Sunday, March 18, 2012

Condemnation: Breaking the Chains Thereof

"A respected person is one who does his duty, and such a person, even though he may not be a leader, is considered to be glorious. On the other hand one who does not know his duty, or knowing his duty does not execute it is condemned, much like Krishna is condemning Arjuna in this verse. Not knowing one's duty means that a person is responding to the impulses from past sinful activities. Thus every one must clearly understand the duty of the human form of life ' self realization. This is the first important point regarding dharma made in the Bhagavad-gita by Krishna. The conception of what you do must be based on the soul and not the body." 

I'm on a Krishna-related online group and receive messages via email from them every day or so.  Some are helpful, others basically require that I forget the  liberty we now have in  Yeshua, which (by the grace of God) is not gonna happen.  After reading the above commentary on a part of the Bhagavad Gita, I  have this to say:   

The above quote gives some good advice; if I'm understanding it correctly, it advises us to live by the spirit and not the flesh, not letting our body's natural impulses get us into trouble over and over again (in the event that they even were).  Nothing wrong with that.   

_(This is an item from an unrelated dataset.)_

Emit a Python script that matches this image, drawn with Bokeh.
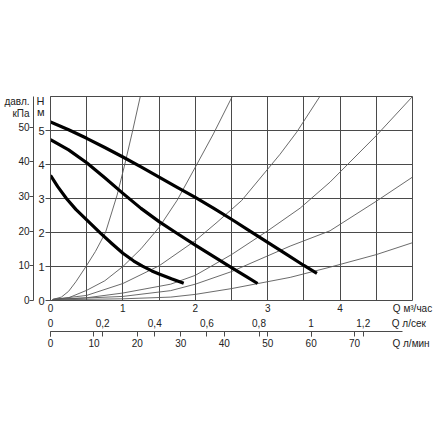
from bokeh.plotting import figure
from bokeh.models import Range1d, LinearAxis, FixedTicker, Grid
from bokeh.embed import file_html
from bokeh.resources import INLINE

# ---- pump curves: Q (m3/h) vs H (m) ----
q_high = [0, 0.25, 0.5, 0.75, 1.0, 1.25, 1.5, 1.75, 2.0, 2.25, 2.5, 2.75, 3.0, 3.25, 3.5, 3.68]
h_high = [5.25, 5.02, 4.77, 4.50, 4.22, 3.93, 3.63, 3.33, 3.03, 2.72, 2.39, 2.05, 1.71, 1.37, 1.03, 0.80]
q_mid = [0, 0.25, 0.5, 0.75, 1.0, 1.25, 1.5, 1.75, 2.0, 2.25, 2.5, 2.7, 2.86]
h_mid = [4.73, 4.43, 4.05, 3.61, 3.15, 2.71, 2.32, 1.97, 1.63, 1.30, 0.97, 0.71, 0.50]
q_low = [0, 0.1, 0.22, 0.35, 0.5, 0.69, 0.85, 1.0, 1.15, 1.27, 1.4, 1.5, 1.67, 1.84]
h_low = [3.68, 3.35, 3.00, 2.68, 2.37, 1.98, 1.67, 1.39, 1.16, 1.01, 0.87, 0.78, 0.64, 0.51]

# ---- system (resistance) curves ----
q_sa = [0.03, 0.15, 0.25, 0.35, 0.49, 0.62, 0.76, 0.92, 1.02, 1.13, 1.24]
h_sa = [0.03, 0.10, 0.27, 0.55, 1.00, 1.44, 2.00, 3.10, 3.95, 4.95, 6.00]
q_sb = [0.03, 0.25, 0.5, 0.75, 1.0, 1.25, 1.5, 1.75, 2.0, 2.25, 2.51]
h_sb = [0.03, 0.08, 0.30, 0.58, 1.00, 1.52, 2.15, 2.95, 3.92, 4.90, 6.00]
q_sc = [0.03, 0.5, 1.0, 1.5, 2.0, 2.3, 2.64, 3.17, 3.4, 3.72]
h_sc = [0.03, 0.15, 0.50, 1.02, 1.76, 2.30, 2.94, 4.30, 4.95, 6.00]
q_sd = [0.03, 0.5, 1.0, 1.66, 2.0, 2.5, 3.0, 3.45, 3.86, 4.5, 5.0]
h_sd = [0.03, 0.08, 0.22, 0.48, 0.74, 1.35, 2.05, 2.72, 3.48, 4.85, 6.00]
q_se = [0.03, 1.0, 1.66, 2.0, 2.5, 3.31, 3.86, 4.5, 5.0]
h_se = [0.03, 0.12, 0.29, 0.48, 0.85, 1.60, 2.05, 2.92, 3.63]
q_sf = [0.03, 1.0, 1.66, 2.0, 2.5, 3.31, 3.86, 4.5, 5.0]
h_sf = [0.02, 0.05, 0.10, 0.18, 0.35, 0.68, 0.98, 1.35, 1.70]

# ---- axes ticks / labels ----
m3h_ticks = [0, 1, 2, 3, 4, 5]
m3h_labels = ["0", "1", "2", "3", "4", "Q м³/час"]
h_marks = [0, 1, 2, 3, 4, 5]
h_ticks = [0, 1, 2, 3, 4, 5, 5.88, 5.53]
h_labels = ["0", "1", "2", "3", "4", "5", "H", "м"]
kpa_marks = [0, 10, 20, 30, 40, 50]
kpa_ticks = [0, 10, 20, 30, 40, 50, 57.4, 54.0]
kpa_labels = ["0", "10", "20", "30", "40", "50", "давл.", "кПа"]
ls_ticks = [0, 0.2, 0.4, 0.6, 0.8, 1.0, 1.2, 1.375]
ls_labels = ["0", "0,2", "0,4", "0,6", "0,8", "1", "1,2", "Q л/сек"]
ls_marks = [0, 12, 24, 36, 48, 60, 72]          # l/s ticks expressed in l/min
lm_ticks = [0, 10, 20, 30, 40, 50, 60, 70, 83]
lm_labels = ["0", "10", "20", "30", "40", "50", "60", "70", "Q л/мин"]
lm_marks = [0, 10, 20, 30, 40, 50, 60, 70]
grid_x = [0.5, 1, 1.5, 2, 2.5, 3, 3.5, 4, 4.5, 5]
grid_y = [1, 2, 3, 4, 5, 6]

Q_MAX = 5.0
H_MAX = 6.0
KPA_PER_M = 9.81

FONT = "Liberation Sans"
TXT = "#222222"
GRID = "#4a4a4a"
THIN = "#5a5a5a"

p = figure(frame_width=362, frame_height=204, output_backend="svg", toolbar_location=None,
           x_range=Range1d(0, Q_MAX), y_range=Range1d(0, H_MAX),
           x_axis_type=None, y_axis_type=None,
           min_border_left=50, min_border_right=28, min_border_top=96, min_border_bottom=64)
p.outline_line_color = GRID
p.outline_line_width = 1
p.background_fill_color = "white"
p.border_fill_color = "white"

p.extra_x_ranges = {"ls": Range1d(0, Q_MAX / 3.6), "lm": Range1d(0, Q_MAX * 1000 / 60)}
p.extra_y_ranges = {"kpa": Range1d(0, H_MAX * KPA_PER_M)}

def style_axis(ax, size="10px"):
    ax.major_label_text_font = FONT
    ax.major_label_text_font_size = size
    ax.major_label_text_color = TXT
    ax.axis_line_color = GRID
    ax.major_tick_line_color = GRID
    ax.minor_tick_line_color = None

def overrides(ticks, labels):
    return {t: s for t, s in zip(ticks, labels)}

# H axis (left, next to frame): labels as major ticks, marks as minor ticks
ay = LinearAxis(ticker=FixedTicker(ticks=h_ticks, minor_ticks=h_marks),
                major_label_overrides=overrides(h_ticks, h_labels))
style_axis(ay, "11px")
ay.major_tick_line_color = None
ay.major_tick_out = 0
ay.major_tick_in = 0
ay.minor_tick_line_color = GRID
ay.minor_tick_out = 5
ay.minor_tick_in = 0
ay.major_label_standoff = 1
p.add_layout(ay, "left")

# kPa axis
ak = LinearAxis(y_range_name="kpa", ticker=FixedTicker(ticks=kpa_ticks, minor_ticks=kpa_marks),
                major_label_overrides=overrides(kpa_ticks, kpa_labels))
style_axis(ak, "10px")
ak.major_tick_line_color = None
ak.major_tick_out = 0
ak.major_tick_in = 0
ak.minor_tick_line_color = GRID
ak.minor_tick_out = 4
ak.minor_tick_in = 0
ak.major_label_standoff = 0
p.add_layout(ak, "left")

# m3/h labels
ax1 = LinearAxis(ticker=FixedTicker(ticks=m3h_ticks),
                 major_label_overrides=overrides(m3h_ticks, m3h_labels))
style_axis(ax1)
ax1.axis_line_color = None
ax1.major_tick_line_color = None
ax1.major_tick_out = 0
ax1.major_tick_in = 0
ax1.major_label_standoff = 2
p.add_layout(ax1, "below")

# l/s labels
ax2 = LinearAxis(x_range_name="ls", ticker=FixedTicker(ticks=ls_ticks),
                 major_label_overrides=overrides(ls_ticks, ls_labels))
style_axis(ax2)
ax2.axis_line_color = None
ax2.major_tick_line_color = None
ax2.major_tick_out = 0
ax2.major_tick_in = 0
ax2.major_label_standoff = 1
p.add_layout(ax2, "below")

# spacer
sp = LinearAxis(x_range_name="lm", ticker=FixedTicker(ticks=[]))
sp.axis_line_color = None
sp.major_tick_line_color = None
sp.major_tick_out = 7
sp.major_tick_in = 0
sp.major_label_standoff = 0
p.add_layout(sp, "below")

# Q line with l/min ticks (down)
ax3 = LinearAxis(x_range_name="lm", ticker=FixedTicker(ticks=[], minor_ticks=lm_marks),
                 bounds=(0, 81))
ax3.axis_line_color = GRID
ax3.major_tick_line_color = None
ax3.major_tick_out = 0
ax3.major_tick_in = 0
ax3.minor_tick_line_color = GRID
ax3.minor_tick_out = 5
ax3.minor_tick_in = 0
ax3.major_label_standoff = 0
p.add_layout(ax3, "below")

# l/s ticks (up) on the same line
ax3b = LinearAxis(x_range_name="lm", ticker=FixedTicker(ticks=[], minor_ticks=ls_marks))
ax3b.axis_line_color = None
ax3b.major_tick_line_color = None
ax3b.major_tick_out = 0
ax3b.major_tick_in = 0
ax3b.minor_tick_line_color = GRID
ax3b.minor_tick_in = 5
ax3b.minor_tick_out = 0
ax3b.major_label_standoff = 0
p.add_layout(ax3b, "below")

# l/min labels
ax4 = LinearAxis(x_range_name="lm", ticker=FixedTicker(ticks=lm_ticks),
                 major_label_overrides=overrides(lm_ticks, lm_labels))
style_axis(ax4)
ax4.axis_line_color = None
ax4.major_tick_line_color = None
ax4.major_tick_out = 0
ax4.major_tick_in = 0
ax4.major_label_standoff = 1
p.add_layout(ax4, "below")

p.add_layout(Grid(dimension=0, ticker=FixedTicker(ticks=grid_x), grid_line_color=GRID, grid_line_width=1))
p.add_layout(Grid(dimension=1, ticker=FixedTicker(ticks=grid_y), grid_line_color=GRID, grid_line_width=1))

for qs, hs in [(q_sa, h_sa), (q_sb, h_sb), (q_sc, h_sc), (q_sd, h_sd), (q_se, h_se), (q_sf, h_sf)]:
    p.line(qs, hs, line_color=THIN, line_width=0.9, line_join="round")

for qs, hs in [(q_high, h_high), (q_mid, h_mid), (q_low, h_low)]:
    p.line(qs, hs, line_color="black", line_width=3.2, line_join="round")

open("out.html", "w").write(file_html(p, INLINE))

However, I object to the condemnatory terms inserted in there.  I believe any religious system that continues to speak  condemnation on the soul today is ignorant of what it was that Yeshua accomplished through his sacrifice on the cross.  If there is indeed only one God, which I believe  to be the case, then anyone who believes in Him (regardless of what name they give Him) cannot ignore offhandedly what He did  through Yeshua and expect to be taken any more seriously than they take Yeshua.  Yes, before Christ,  God may  have handled things differently, but whether that was God Himself actually doing things differently or just people's perception of Him at that particular time in history, His son Yeshua came along and made some major changes.  

According to the new Covenant,  there is now no condemnation for those who are in  Yeshua (Romans 8:1);  in the same way all had died in Adam, now all are made alive in  Yeshua (1 Corinthians 15:22).  Do what you believe to be the right thing --  because even  the most religiously uptight individuals are going to differ on just what the heck that is anyway -- but don't let fear of Divine Condemnation be the  motivating factor, because it is, imo, unfounded.  At this juncture, it's nothing more than a lie perpetrated by the power-hungry to keep people in check.

God is Love.  Here is what Love -- also known as "God" -- is like, according to 1 Corinthians 13:4-8.  Under the weight of the following words, most of what religions use to keep their adherents in bondage could be neutralized:

"Love is patient, love is kind. It does not envy, it does not boast, it is not proud. It is not rude, it is not self-seeking, it is not easily angered, it keeps no record of wrongs. Love does not delight in evil but rejoices with the truth. It always protects, always trusts, always hopes, always perseveres.  Love never fails." 
Notice that Love (God) keeps no record of wrongs.  This phrase alone pulls the rug right out from under the "do this or else" attitude behind most religious dogma!  If God's not keeping track of our human failings -- at least not for the purpose of whacking us over our heads with them down the road -- how can such failings land us in a place called "Hell"  or an endless cycle of birth-death-rebirth?  Frankly, I think those two concepts are man-made.  They're just the sorts of petty, punitive things humans would come up with to control people.  An Omniscient, Omnipotent, Omnipresent God whose very essence is Love doesn't need such things to bring us to Himself.  A  lesser god might need  'em, if such a god existed,  but not The God.